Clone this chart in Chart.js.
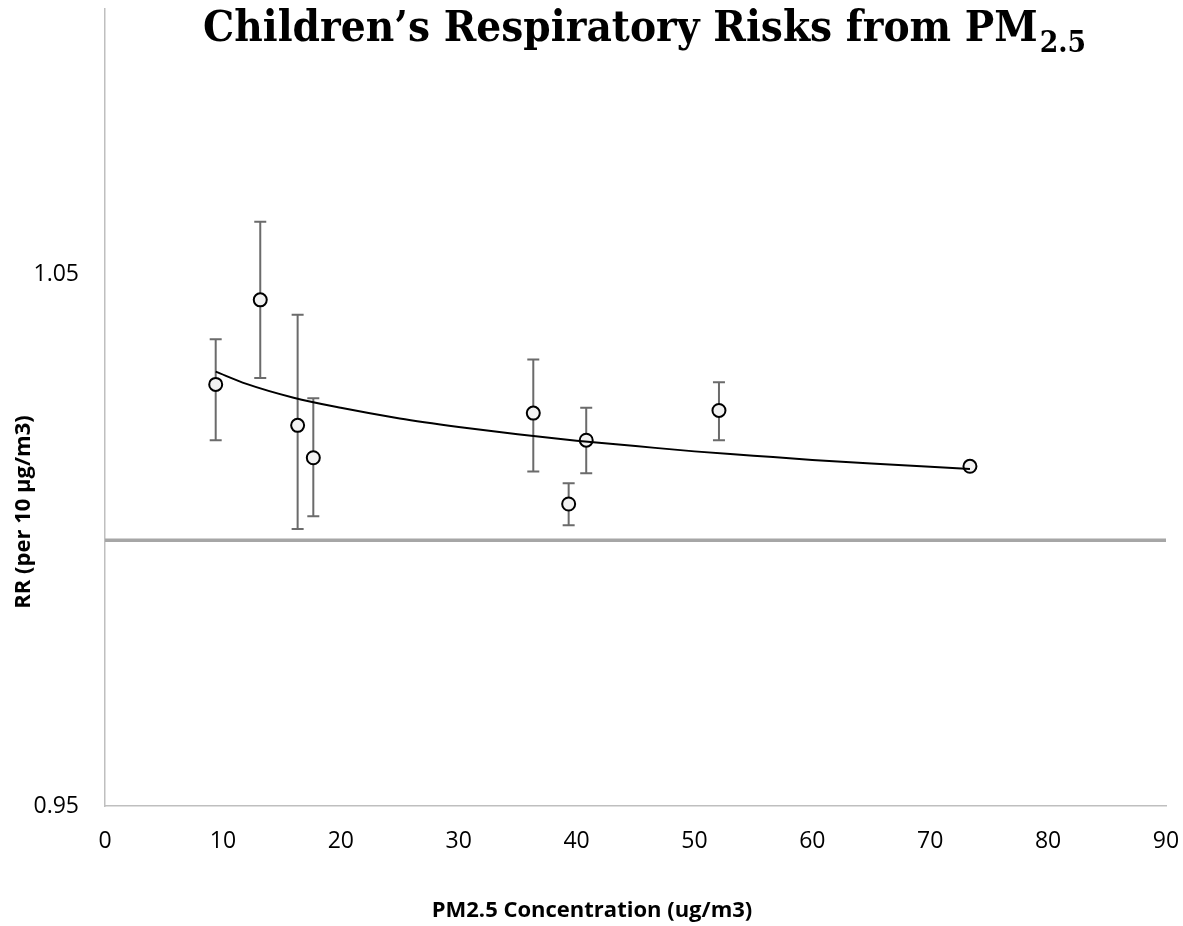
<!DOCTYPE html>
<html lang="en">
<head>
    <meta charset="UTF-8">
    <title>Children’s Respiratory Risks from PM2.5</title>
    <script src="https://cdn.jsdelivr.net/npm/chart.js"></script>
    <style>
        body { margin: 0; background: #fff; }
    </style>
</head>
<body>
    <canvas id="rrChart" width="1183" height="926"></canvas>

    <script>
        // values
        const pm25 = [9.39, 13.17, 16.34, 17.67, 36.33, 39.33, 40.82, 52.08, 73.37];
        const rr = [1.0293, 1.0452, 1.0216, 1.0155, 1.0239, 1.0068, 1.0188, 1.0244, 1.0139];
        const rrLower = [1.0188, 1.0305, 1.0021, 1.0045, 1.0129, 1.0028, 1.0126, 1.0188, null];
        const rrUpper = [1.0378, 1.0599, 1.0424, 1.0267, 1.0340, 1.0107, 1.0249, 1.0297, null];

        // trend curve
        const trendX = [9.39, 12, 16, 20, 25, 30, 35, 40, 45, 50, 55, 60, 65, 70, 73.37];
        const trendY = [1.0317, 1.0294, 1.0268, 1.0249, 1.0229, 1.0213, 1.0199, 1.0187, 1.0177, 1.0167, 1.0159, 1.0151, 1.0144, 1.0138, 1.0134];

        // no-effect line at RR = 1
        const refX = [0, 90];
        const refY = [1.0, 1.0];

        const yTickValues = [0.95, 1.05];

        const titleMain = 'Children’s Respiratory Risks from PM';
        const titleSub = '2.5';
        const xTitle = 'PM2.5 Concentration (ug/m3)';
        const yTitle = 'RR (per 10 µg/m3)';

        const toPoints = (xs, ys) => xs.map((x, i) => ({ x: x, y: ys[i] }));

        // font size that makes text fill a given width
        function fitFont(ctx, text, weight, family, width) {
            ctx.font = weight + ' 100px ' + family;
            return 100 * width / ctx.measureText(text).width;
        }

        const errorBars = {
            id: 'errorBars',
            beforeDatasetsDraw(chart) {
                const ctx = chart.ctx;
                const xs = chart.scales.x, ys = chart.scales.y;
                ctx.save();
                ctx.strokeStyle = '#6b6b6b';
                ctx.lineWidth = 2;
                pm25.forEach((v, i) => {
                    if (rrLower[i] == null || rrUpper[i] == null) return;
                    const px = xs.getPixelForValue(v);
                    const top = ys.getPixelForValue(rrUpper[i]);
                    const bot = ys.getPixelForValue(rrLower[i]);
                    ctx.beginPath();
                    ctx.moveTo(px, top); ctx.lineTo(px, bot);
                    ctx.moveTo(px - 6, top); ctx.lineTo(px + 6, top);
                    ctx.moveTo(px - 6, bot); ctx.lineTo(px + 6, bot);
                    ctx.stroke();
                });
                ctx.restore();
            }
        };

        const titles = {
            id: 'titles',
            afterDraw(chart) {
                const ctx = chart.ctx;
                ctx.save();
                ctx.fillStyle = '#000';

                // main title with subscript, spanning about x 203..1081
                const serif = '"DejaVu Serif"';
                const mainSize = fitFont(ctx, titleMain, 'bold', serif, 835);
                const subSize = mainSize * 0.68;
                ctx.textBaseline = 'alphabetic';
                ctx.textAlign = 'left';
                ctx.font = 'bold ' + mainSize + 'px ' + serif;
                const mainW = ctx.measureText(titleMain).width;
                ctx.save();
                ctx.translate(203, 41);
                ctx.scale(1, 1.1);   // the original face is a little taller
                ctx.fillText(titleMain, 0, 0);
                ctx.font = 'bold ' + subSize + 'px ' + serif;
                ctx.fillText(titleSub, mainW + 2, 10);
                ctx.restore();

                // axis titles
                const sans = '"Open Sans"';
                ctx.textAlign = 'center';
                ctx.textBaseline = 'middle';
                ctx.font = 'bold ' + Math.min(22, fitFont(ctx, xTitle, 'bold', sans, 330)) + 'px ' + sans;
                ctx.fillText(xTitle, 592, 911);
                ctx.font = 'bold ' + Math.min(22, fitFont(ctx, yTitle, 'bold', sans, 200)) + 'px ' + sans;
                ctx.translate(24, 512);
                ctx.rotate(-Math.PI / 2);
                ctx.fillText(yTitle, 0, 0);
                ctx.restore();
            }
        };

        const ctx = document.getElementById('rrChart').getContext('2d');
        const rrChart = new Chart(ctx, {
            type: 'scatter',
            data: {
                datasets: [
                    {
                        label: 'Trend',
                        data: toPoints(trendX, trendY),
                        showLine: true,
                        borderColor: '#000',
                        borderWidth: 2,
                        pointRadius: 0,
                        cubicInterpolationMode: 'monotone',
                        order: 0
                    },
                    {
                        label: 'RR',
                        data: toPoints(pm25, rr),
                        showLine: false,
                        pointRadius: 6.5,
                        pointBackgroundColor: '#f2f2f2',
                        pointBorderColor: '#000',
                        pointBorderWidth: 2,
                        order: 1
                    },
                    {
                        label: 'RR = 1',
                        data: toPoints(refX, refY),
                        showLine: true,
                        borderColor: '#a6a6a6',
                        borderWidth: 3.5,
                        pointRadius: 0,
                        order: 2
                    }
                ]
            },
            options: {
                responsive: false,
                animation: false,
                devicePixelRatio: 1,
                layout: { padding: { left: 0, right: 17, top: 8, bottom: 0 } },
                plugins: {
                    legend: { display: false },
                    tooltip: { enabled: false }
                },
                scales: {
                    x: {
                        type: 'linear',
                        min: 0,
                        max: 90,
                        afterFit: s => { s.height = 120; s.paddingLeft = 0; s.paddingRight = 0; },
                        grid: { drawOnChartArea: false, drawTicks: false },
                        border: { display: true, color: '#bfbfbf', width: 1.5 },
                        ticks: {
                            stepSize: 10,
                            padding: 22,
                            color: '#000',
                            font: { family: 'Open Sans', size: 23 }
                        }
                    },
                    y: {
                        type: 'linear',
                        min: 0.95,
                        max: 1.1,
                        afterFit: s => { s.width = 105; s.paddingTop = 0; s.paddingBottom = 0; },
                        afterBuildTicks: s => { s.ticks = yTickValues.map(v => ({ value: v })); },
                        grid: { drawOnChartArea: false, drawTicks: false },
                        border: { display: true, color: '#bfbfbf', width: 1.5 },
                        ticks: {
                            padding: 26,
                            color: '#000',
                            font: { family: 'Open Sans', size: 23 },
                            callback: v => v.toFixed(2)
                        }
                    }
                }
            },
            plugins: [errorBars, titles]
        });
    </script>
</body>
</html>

────────

INSTRUCTIONS FOR THE TASK> Output a faithful copy of the data, with each picture left out.

COMPLETE RESPONSE>
Clone this chart in Chart.js.
<!DOCTYPE html>
<html lang="en">
<head>
    <meta charset="UTF-8">
    <title>Children’s Respiratory Risks from PM2.5</title>
    <script src="https://cdn.jsdelivr.net/npm/chart.js"></script>
    <style>
        body { margin: 0; background: #fff; }
    </style>
</head>
<body>
    <canvas id="rrChart" width="1183" height="926"></canvas>

    <script>
        // values
        const pm25 = [9.39, 13.17, 16.34, 17.67, 36.33, 39.33, 40.82, 52.08, 73.37];
        const rr = [1.0293, 1.0452, 1.0216, 1.0155, 1.0239, 1.0068, 1.0188, 1.0244, 1.0139];
        const rrLower = [1.0188, 1.0305, 1.0021, 1.0045, 1.0129, 1.0028, 1.0126, 1.0188, null];
        const rrUpper = [1.0378, 1.0599, 1.0424, 1.0267, 1.0340, 1.0107, 1.0249, 1.0297, null];

        // trend curve
        const trendX = [9.39, 12, 16, 20, 25, 30, 35, 40, 45, 50, 55, 60, 65, 70, 73.37];
        const trendY = [1.0317, 1.0294, 1.0268, 1.0249, 1.0229, 1.0213, 1.0199, 1.0187, 1.0177, 1.0167, 1.0159, 1.0151, 1.0144, 1.0138, 1.0134];

        // no-effect line at RR = 1
        const refX = [0, 90];
        const refY = [1.0, 1.0];

        const yTickValues = [0.95, 1.05];

        const titleMain = 'Children’s Respiratory Risks from PM';
        const titleSub = '2.5';
        const xTitle = 'PM2.5 Concentration (ug/m3)';
        const yTitle = 'RR (per 10 µg/m3)';

        const toPoints = (xs, ys) => xs.map((x, i) => ({ x: x, y: ys[i] }));

        // font size that makes text fill a given width
        function fitFont(ctx, text, weight, family, width) {
            ctx.font = weight + ' 100px ' + family;
            return 100 * width / ctx.measureText(text).width;
        }

        const errorBars = {
            id: 'errorBars',
            beforeDatasetsDraw(chart) {
                const ctx = chart.ctx;
                const xs = chart.scales.x, ys = chart.scales.y;
                ctx.save();
                ctx.strokeStyle = '#6b6b6b';
                ctx.lineWidth = 2;
                pm25.forEach((v, i) => {
                    if (rrLower[i] == null || rrUpper[i] == null) return;
                    const px = xs.getPixelForValue(v);
                    const top = ys.getPixelForValue(rrUpper[i]);
                    const bot = ys.getPixelForValue(rrLower[i]);
                    ctx.beginPath();
                    ctx.moveTo(px, top); ctx.lineTo(px, bot);
                    ctx.moveTo(px - 6, top); ctx.lineTo(px + 6, top);
                    ctx.moveTo(px - 6, bot); ctx.lineTo(px + 6, bot);
                    ctx.stroke();
                });
                ctx.restore();
            }
        };

        const titles = {
            id: 'titles',
            afterDraw(chart) {
                const ctx = chart.ctx;
                ctx.save();
                ctx.fillStyle = '#000';

                // main title with subscript, spanning about x 203..1081
                const serif = '"DejaVu Serif"';
                const mainSize = fitFont(ctx, titleMain, 'bold', serif, 835);
                const subSize = mainSize * 0.68;
                ctx.textBaseline = 'alphabetic';
                ctx.textAlign = 'left';
                ctx.font = 'bold ' + mainSize + 'px ' + serif;
                const mainW = ctx.measureText(titleMain).width;
                ctx.save();
                ctx.translate(203, 41);
                ctx.scale(1, 1.1);   // the original face is a little taller
                ctx.fillText(titleMain, 0, 0);
                ctx.font = 'bold ' + subSize + 'px ' + serif;
                ctx.fillText(titleSub, mainW + 2, 10);
                ctx.restore();

                // axis titles
                const sans = '"Open Sans"';
                ctx.textAlign = 'center';
                ctx.textBaseline = 'middle';
                ctx.font = 'bold ' + Math.min(22, fitFont(ctx, xTitle, 'bold', sans, 330)) + 'px ' + sans;
                ctx.fillText(xTitle, 592, 911);
                ctx.font = 'bold ' + Math.min(22, fitFont(ctx, yTitle, 'bold', sans, 200)) + 'px ' + sans;
                ctx.translate(24, 512);
                ctx.rotate(-Math.PI / 2);
                ctx.fillText(yTitle, 0, 0);
                ctx.restore();
            }
        };

        const ctx = document.getElementById('rrChart').getContext('2d');
        const rrChart = new Chart(ctx, {
            type: 'scatter',
            data: {
                datasets: [
                    {
                        label: 'Trend',
                        data: toPoints(trendX, trendY),
                        showLine: true,
                        borderColor: '#000',
                        borderWidth: 2,
                        pointRadius: 0,
                        cubicInterpolationMode: 'monotone',
                        order: 0
                    },
                    {
                        label: 'RR',
                        data: toPoints(pm25, rr),
                        showLine: false,
                        pointRadius: 6.5,
                        pointBackgroundColor: '#f2f2f2',
                        pointBorderColor: '#000',
                        pointBorderWidth: 2,
                        order: 1
                    },
                    {
                        label: 'RR = 1',
                        data: toPoints(refX, refY),
                        showLine: true,
                        borderColor: '#a6a6a6',
                        borderWidth: 3.5,
                        pointRadius: 0,
                        order: 2
                    }
                ]
            },
            options: {
                responsive: false,
                animation: false,
                devicePixelRatio: 1,
                layout: { padding: { left: 0, right: 17, top: 8, bottom: 0 } },
                plugins: {
                    legend: { display: false },
                    tooltip: { enabled: false }
                },
                scales: {
                    x: {
                        type: 'linear',
                        min: 0,
                        max: 90,
                        afterFit: s => { s.height = 120; s.paddingLeft = 0; s.paddingRight = 0; },
                        grid: { drawOnChartArea: false, drawTicks: false },
                        border: { display: true, color: '#bfbfbf', width: 1.5 },
                        ticks: {
                            stepSize: 10,
                            padding: 22,
                            color: '#000',
                            font: { family: 'Open Sans', size: 23 }
                        }
                    },
                    y: {
                        type: 'linear',
                        min: 0.95,
                        max: 1.1,
                        afterFit: s => { s.width = 105; s.paddingTop = 0; s.paddingBottom = 0; },
                        afterBuildTicks: s => { s.ticks = yTickValues.map(v => ({ value: v })); },
                        grid: { drawOnChartArea: false, drawTicks: false },
                        border: { display: true, color: '#bfbfbf', width: 1.5 },
                        ticks: {
                            padding: 26,
                            color: '#000',
                            font: { family: 'Open Sans', size: 23 },
                            callback: v => v.toFixed(2)
                        }
                    }
                }
            },
            plugins: [errorBars, titles]
        });
    </script>
</body>
</html>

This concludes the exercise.